Why the UK Fell in Love First
It’s one of the weirdest quirks of rock history that the Kings of Leon first album was a massive hit in Britain while barely making a dent in the US charts initially. Over in the UK, they were treated like messiahs. NME put them on the cover before they’d even finished their first tour.
Why?
British audiences have always had a soft spot for Americana through a distorted lens. They saw the Followill brothers as authentic outlaws. To a kid in London or Manchester, a band of preacher's sons from Tennessee sounded infinitely more exotic than another indie group from the West Midlands. Songs like "California Waiting" tapped into a specific kind of yearning that felt universal, even if the lyrics were specifically about the band’s own discomfort with their rapid rise to fame.
- The "Holy" Factor: Their religious upbringing gave the lyrics a strange, biblical weight.
- The Fashion: They brought back the 70s aesthetic before it was a vintage-store cliché.
- The Velocity: The album clocks in at just 45 minutes. It doesn't overstay its welcome.
Breaking Down the Key Tracks
"Spiral Staircase" is probably the most underrated moment on the record. It’s got this weird, jerky rhythm that proves Jared Followill—who was only 16 when they started—was already a more sophisticated bass player than he got credit for. He actually had to learn the bass specifically for the band. He didn’t even want to be in a rock group at first.
Then there’s "Trani."
It’s the longest song on the album and arguably the emotional core. It starts slow, moody, and atmospheric before exploding into a guitar solo that feels like a physical release. It’s the sound of four guys realizing they’ve actually escaped their old lives and are doing something massive.
Most people forget that "Holy Roller Novocaine" was actually the lead track on their debut EP before it made it onto the full-length album. It’s the ultimate mission statement. It bridges that gap between the church and the dive bar. "Traded my soul for a piece of the world," Caleb sings. It wasn't just a lyric; it was a literal description of their career path.
The Misconception of the "Manufactured" Band
Because they were so young and looked so good, early critics often accused them of being a "boy band with guitars." People pointed to the fact that their manager, Ken Levitan, and their label played a big role in shaping their image.
But if you listen to Youth and Young Manhood, that argument falls apart.
You can't fake the chemistry of three brothers playing together. There’s a shorthand in their timing. Nathan’s drumming isn’t just keeping time; it’s pushing his brothers to go faster, to play harder. It’s an aggressive, fraternal competition caught on tape.
The Legacy of the Kings of Leon First Album
Look, the band eventually changed. They cut their hair. They moved into arenas. They started writing songs designed to be hummed by 80,000 people at Glastonbury. There’s nothing wrong with that—evolution is part of the game.
But for many die-hard fans, the Kings of Leon first album remains the peak.
It represents a specific moment in the early 2000s when rock music was trying to find its soul again after the bloated era of post-grunge and nu-metal.
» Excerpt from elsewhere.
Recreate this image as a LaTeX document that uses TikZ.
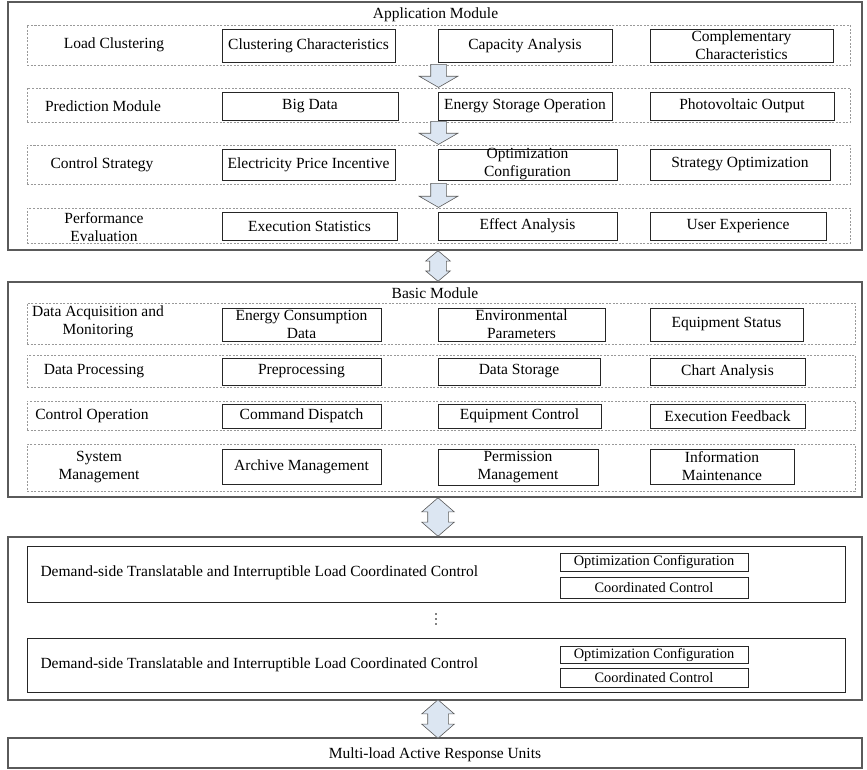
\documentclass[tikz,border=0pt]{standalone}
\usepackage{fontspec}
\setmainfont{Liberation Serif}
\usepackage{tikz}
\usetikzlibrary{fit,calc,shapes.arrows}

\definecolor{arrowfill}{HTML}{DCE6F2}
\definecolor{modline}{HTML}{5A5A5A}

\tikzset{
  module/.style={draw=modline, line width=1.3pt, inner sep=0pt},
  group/.style={draw=black!40, line width=0.5pt, dash pattern=on 2pt off 1.5pt, inner sep=0pt},
  cell/.style={draw=black!85, line width=0.9pt, inner sep=0pt,
    label={[align=center]center:#1}},
  subcell/.style={draw=black!85, line width=0.9pt, inner sep=0pt,
    label={[font=\fontsize{14.4}{16}\selectfont]center:#1}},
  rowname/.style={align=center, inner sep=0pt},
  flowdown/.style={single arrow, shape border rotate=270, draw=modline, fill=arrowfill,
    line width=0.6pt, inner sep=7.5pt, single arrow head extend=11.5pt,
    single arrow tip angle=120, minimum height=23pt},
  link/.style={double arrow, shape border rotate=90, draw=modline, fill=arrowfill,
    line width=0.6pt, inner sep=8pt, double arrow head extend=4pt,
    double arrow tip angle=100, minimum height=30pt},
  biglink/.style={link, inner sep=10pt, double arrow head extend=6pt,
    double arrow tip angle=98, minimum height=35pt}
}

\begin{document}
\begin{tikzpicture}[x=1pt, y=-1pt, font=\fontsize{15.5}{18}\selectfont]
\useasboundingbox (0,0) rectangle (867,769);

% application module
\node (app) [module, fit={(8,2) (862,250)}] {};
\node (appname) at (435.5,15) {Application Module};

\node (a1) [group, fit={(27,25) (850,65)}] {};
\node (a2) [group, fit={(27,88) (850,122)}] {};
\node (a3) [group, fit={(27,145) (850,184)}] {};
\node (a4) [group, fit={(27,208) (850,243)}] {};

\node (a1n) [rowname] at (114,45) {Load Clustering};
\node (a2n) [rowname] at (103,106) {Prediction Module};
\node (a3n) [rowname] at (102,165) {Control Strategy};
\node (a4n) [rowname] at (104,227) {Performance\\Evaluation};

\node (a11) [cell={Clustering Characteristics}, fit={(222,29) (395,62)}] {};
\node (a12) [cell={Capacity Analysis}, fit={(438,29) (612,62)}] {};
\node (a13) [cell={Complementary\\Characteristics}, fit={(650,29) (833,62)}] {};
\node (a21) [cell={Big Data}, fit={(222,92) (398,120)}] {};
\node (a22) [cell={Energy Storage Operation}, fit={(438,92) (612,120)}] {};
\node (a23) [cell={Photovoltaic Output}, fit={(650,92) (834,120)}] {};
\node (a31) [cell={Electricity Price Incentive}, fit={(222,149) (395,180)}] {};
\node (a32) [cell={Optimization\\Configuration}, fit={(438,149) (617,180)}] {};
\node (a33) [cell={Strategy Optimization}, fit={(650,149) (830,180)}] {};
\node (a41) [cell={Execution Statistics}, fit={(222,212) (397,240)}] {};
\node (a42) [cell={Effect Analysis}, fit={(438,212) (617,240)}] {};
\node (a43) [cell={User Experience}, fit={(650,212) (826,240)}] {};

\node (s1) [flowdown, anchor=tip] at (a2.north) {};
\node (s2) [flowdown, anchor=tip] at (a3.north) {};
\node (s3) [flowdown, anchor=tip, minimum height=24pt] at (a4.north) {};

% basic module
\node (basic) [module, fit={(8,282) (862,497)}] {};
\node (basicname) at (435,293) {Basic Module};

\node (b1) [group, fit={(27,303) (855,344)}] {};
\node (b2) [group, fit={(27,355) (855,387)}] {};
\node (b3) [group, fit={(27,401) (855,430)}] {};
\node (b4) [group, fit={(27,444) (855,491)}] {};

\node (b1n) [rowname] at (98,322) {Data Acquisition and\\Monitoring};
\node (b2n) [rowname] at (94,371) {Data Processing};
\node (b3n) [rowname] at (92,416) {Control Operation};
\node (b4n) [rowname] at (99,467) {System\\Management};

\node (b11) [cell={Energy Consumption\\Data}, fit={(222,308) (381,341)}] {};
\node (b12) [cell={Environmental\\Parameters}, fit={(438,308) (605,341)}] {};
\node (b13) [cell={Equipment Status}, fit={(650,308) (803,341)}] {};
\node (b21) [cell={Preprocessing}, fit={(222,358) (381,385)}] {};
\node (b22) [cell={Data Storage}, fit={(438,358) (600,385)}] {};
\node (b23) [cell={Chart Analysis}, fit={(650,358) (805,385)}] {};
\node (b31) [cell={Command Dispatch}, fit={(222,404) (381,428)}] {};
\node (b32) [cell={Equipment Control}, fit={(438,404) (601,428)}] {};
\node (b33) [cell={Execution Feedback}, fit={(650,404) (805,428)}] {};
\node (b41) [cell={Archive Management}, fit={(222,449) (381,484)}] {};
\node (b42) [cell={Permission\\Management}, fit={(438,449) (598,485)}] {};
\node (b43) [cell={Information\\Maintenance}, fit={(650,449) (794,484)}] {};

\node (l1) [link, xshift=3pt] at ($(app.south)!.5!(basic.north)$) {};

% coordinated control
\node (ctrl) [module, fit={(8,537) (862,700)}] {};
\node (c1) [draw=black!85, line width=0.9pt, inner sep=0pt, fit={(27,546) (845,602)}] {};
\node (c2) [draw=black!85, line width=0.9pt, inner sep=0pt, fit={(27,638) (845,692)}] {};
\node (c1name) [anchor=west] at (37,573) {Demand-side Translatable and Interruptible Load Coordinated Control};
\node (c2name) [anchor=west] at (37,665) {Demand-side Translatable and Interruptible Load Coordinated Control};
\node (c1a) [subcell={Optimization Configuration}, fit={(560,553) (748,571)}] {};
\node (c1b) [subcell={Coordinated Control}, fit={(560,577) (748,598)}] {};
\node (c2a) [subcell={Optimization Configuration}, fit={(560,646) (748,663)}] {};
\node (c2b) [subcell={Coordinated Control}, fit={(560,668) (748,687)}] {};
\coordinate (more) at (436,619);
\fill[black] (more) ++(0,-5) circle (0.9pt) (more) circle (0.9pt) (more) ++(0,5) circle (0.9pt);

\node (l2) [biglink, xshift=3pt] at ($(basic.south)!.5!(ctrl.north)$) {};

% response units
\node (units) [module, fit={(8,738) (862,768)}] {};
\node (unitsname) at (435,755) {Multi-load Active Response Units};

\node (l3) [biglink, xshift=3pt] at ($(ctrl.south)!.5!(units.north)$) {};

\end{tikzpicture}
\end{document}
Along with Is This It by The Strokes and Elephant by The White Stripes, Youth and Young Manhood helped redefine what a "cool" guitar band sounded like.
It wasn't about being perfect.
It was about being honest.
Even the album cover—a photo of the band standing in front of a wood-paneled wall—feels like a relic from a different time. It’s unpretentious. It’s just them.
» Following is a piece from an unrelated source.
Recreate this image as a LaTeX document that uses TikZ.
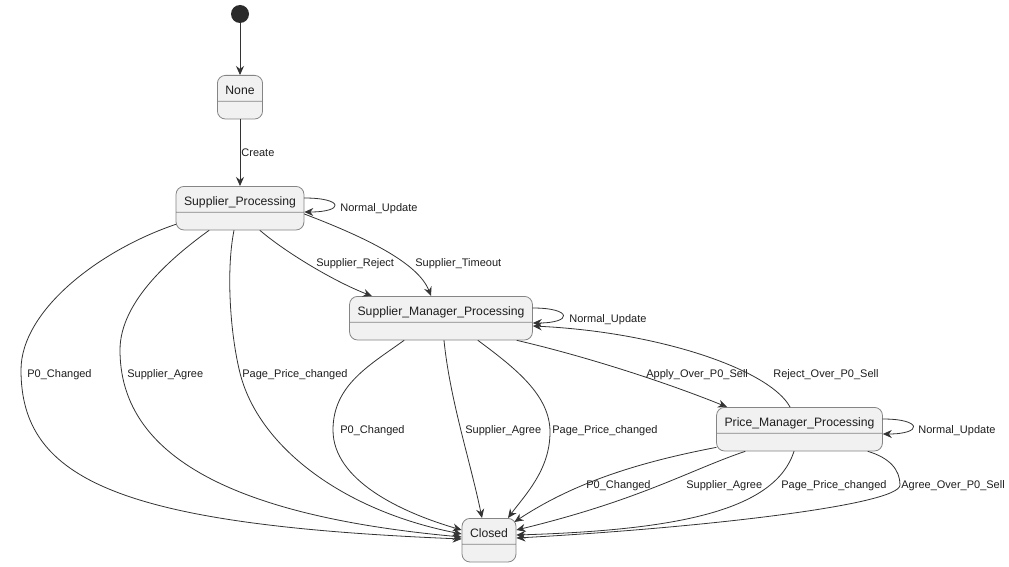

How to Rediscover This Era
If you want to really understand the impact of this record, don’t just stream it on your phone while you’re doing the dishes.
Listen to it on vinyl. The analog warmth suits the "lo-fi" production style that Ethan Johns went for. The hiss and the crackle make "Dusty" sound like it’s being played in a smoky bar in 1974.
Watch the "Old School" live footage. Go find clips of their 2003 performances at festivals like T in the Park or Reading. They look terrified and exhilarated at the same time. You can see Matthew Followill hunched over his guitar, barely looking at the audience, while Caleb screams into the mic like his life depends on it.
Compare it to "Aha Shake Heartbreak". Their second album is often considered their best, but it’s much more experimental. Coming back to the first album after listening to the second highlights just how straightforward and punk-rock their debut really was.
Read the lyrics. Seriously. Caleb’s writing on this record is filled with weird Southern Gothic imagery that often gets lost in his delivery. There’s a lot of darkness and confusion beneath those catchy riffs.
The Kings of Leon would go on to win Grammys and top the Billboard charts, but they never sounded quite as hungry as they did in 2003. Youth and Young Manhood is the sound of a family betting everything on a dream they barely understood. It’s chaotic, it’s loud, and twenty-plus years later, it still sounds like nothing else.
If you're building a collection of essential 21st-century rock, this isn't just a "nice to have." It's the foundation. Dig back into the deep cuts like "Joe's Head" and "Genius," and you'll find a band that was already lightyears ahead of their peers, even if they were still learning how to tune their instruments.